__YOUR INSTRUCTIONS__
Search the data below for "with"; list each line that holds it.

__SUPPLIED RECORDS__
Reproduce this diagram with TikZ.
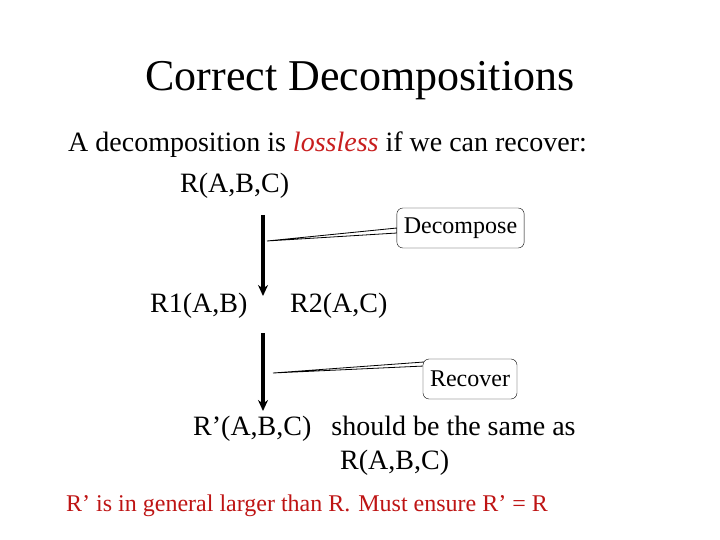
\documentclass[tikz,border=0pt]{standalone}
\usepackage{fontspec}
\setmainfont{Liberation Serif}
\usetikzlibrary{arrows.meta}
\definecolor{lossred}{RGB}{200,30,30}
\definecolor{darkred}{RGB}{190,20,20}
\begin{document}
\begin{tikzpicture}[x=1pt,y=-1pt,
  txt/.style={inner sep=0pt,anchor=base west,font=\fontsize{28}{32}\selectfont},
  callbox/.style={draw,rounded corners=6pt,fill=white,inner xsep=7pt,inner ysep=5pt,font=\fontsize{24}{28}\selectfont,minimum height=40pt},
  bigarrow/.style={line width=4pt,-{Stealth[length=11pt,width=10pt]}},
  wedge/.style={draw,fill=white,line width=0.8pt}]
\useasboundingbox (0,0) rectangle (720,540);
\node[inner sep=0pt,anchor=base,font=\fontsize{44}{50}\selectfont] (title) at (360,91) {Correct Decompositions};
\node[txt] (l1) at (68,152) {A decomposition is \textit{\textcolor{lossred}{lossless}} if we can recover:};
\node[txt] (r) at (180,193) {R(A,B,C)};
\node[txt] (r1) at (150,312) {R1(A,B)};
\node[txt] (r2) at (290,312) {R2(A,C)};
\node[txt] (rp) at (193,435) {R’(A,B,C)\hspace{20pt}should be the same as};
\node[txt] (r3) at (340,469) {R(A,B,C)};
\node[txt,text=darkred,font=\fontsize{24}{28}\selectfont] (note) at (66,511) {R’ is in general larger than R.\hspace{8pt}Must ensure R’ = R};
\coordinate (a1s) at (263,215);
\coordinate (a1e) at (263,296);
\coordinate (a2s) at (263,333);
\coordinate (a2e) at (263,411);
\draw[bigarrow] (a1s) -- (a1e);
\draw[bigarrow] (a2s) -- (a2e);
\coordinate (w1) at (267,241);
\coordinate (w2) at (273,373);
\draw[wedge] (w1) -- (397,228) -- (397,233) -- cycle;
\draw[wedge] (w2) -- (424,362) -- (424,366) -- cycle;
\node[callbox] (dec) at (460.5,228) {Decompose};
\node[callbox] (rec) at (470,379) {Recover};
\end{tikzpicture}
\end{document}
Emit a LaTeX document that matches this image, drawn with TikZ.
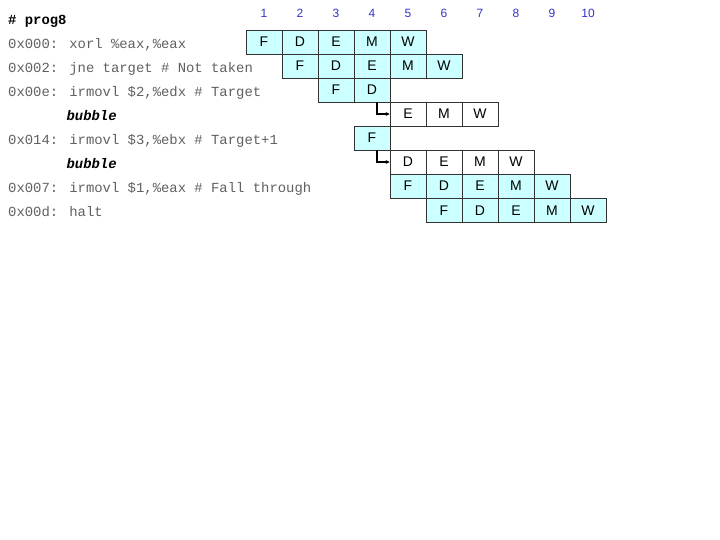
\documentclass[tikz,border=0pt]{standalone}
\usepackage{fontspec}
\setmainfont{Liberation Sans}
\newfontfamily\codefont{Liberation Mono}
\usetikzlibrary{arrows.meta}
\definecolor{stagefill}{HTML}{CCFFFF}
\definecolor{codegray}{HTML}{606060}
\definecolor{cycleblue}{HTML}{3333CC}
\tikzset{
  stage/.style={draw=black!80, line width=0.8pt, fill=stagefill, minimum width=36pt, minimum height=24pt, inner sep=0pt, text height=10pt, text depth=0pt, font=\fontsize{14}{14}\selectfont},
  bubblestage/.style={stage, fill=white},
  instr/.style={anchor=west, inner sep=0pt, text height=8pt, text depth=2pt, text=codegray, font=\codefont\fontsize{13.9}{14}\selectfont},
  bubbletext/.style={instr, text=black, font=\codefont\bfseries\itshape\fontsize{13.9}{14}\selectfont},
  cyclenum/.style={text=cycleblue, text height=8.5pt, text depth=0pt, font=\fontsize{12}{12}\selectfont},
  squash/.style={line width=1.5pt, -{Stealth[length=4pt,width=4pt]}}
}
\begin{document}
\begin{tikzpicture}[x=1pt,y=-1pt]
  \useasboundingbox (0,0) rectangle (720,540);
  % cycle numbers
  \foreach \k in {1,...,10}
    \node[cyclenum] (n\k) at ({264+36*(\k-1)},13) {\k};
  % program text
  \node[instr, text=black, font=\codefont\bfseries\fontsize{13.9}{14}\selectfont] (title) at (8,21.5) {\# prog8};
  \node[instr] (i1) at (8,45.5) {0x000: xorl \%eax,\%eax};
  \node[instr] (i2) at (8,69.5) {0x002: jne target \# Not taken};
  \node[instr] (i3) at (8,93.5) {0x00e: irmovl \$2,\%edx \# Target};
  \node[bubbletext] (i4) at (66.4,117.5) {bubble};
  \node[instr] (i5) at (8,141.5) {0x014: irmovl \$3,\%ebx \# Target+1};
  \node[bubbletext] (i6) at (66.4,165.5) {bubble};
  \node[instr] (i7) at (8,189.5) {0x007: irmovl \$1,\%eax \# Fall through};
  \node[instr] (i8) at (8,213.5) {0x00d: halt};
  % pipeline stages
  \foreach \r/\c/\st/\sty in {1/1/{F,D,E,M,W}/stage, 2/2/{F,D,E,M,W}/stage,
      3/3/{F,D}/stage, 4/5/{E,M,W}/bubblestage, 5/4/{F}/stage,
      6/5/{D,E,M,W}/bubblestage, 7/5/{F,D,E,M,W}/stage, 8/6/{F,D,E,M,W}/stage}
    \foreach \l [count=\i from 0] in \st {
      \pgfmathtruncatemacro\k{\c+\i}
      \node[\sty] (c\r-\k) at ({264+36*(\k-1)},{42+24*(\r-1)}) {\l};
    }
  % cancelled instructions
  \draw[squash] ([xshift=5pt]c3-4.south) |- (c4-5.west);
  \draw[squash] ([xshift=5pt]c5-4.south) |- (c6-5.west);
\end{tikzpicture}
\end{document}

__FINISHED ANSWER__
Reproduce this diagram with TikZ.
Emit a LaTeX document that matches this image, drawn with TikZ.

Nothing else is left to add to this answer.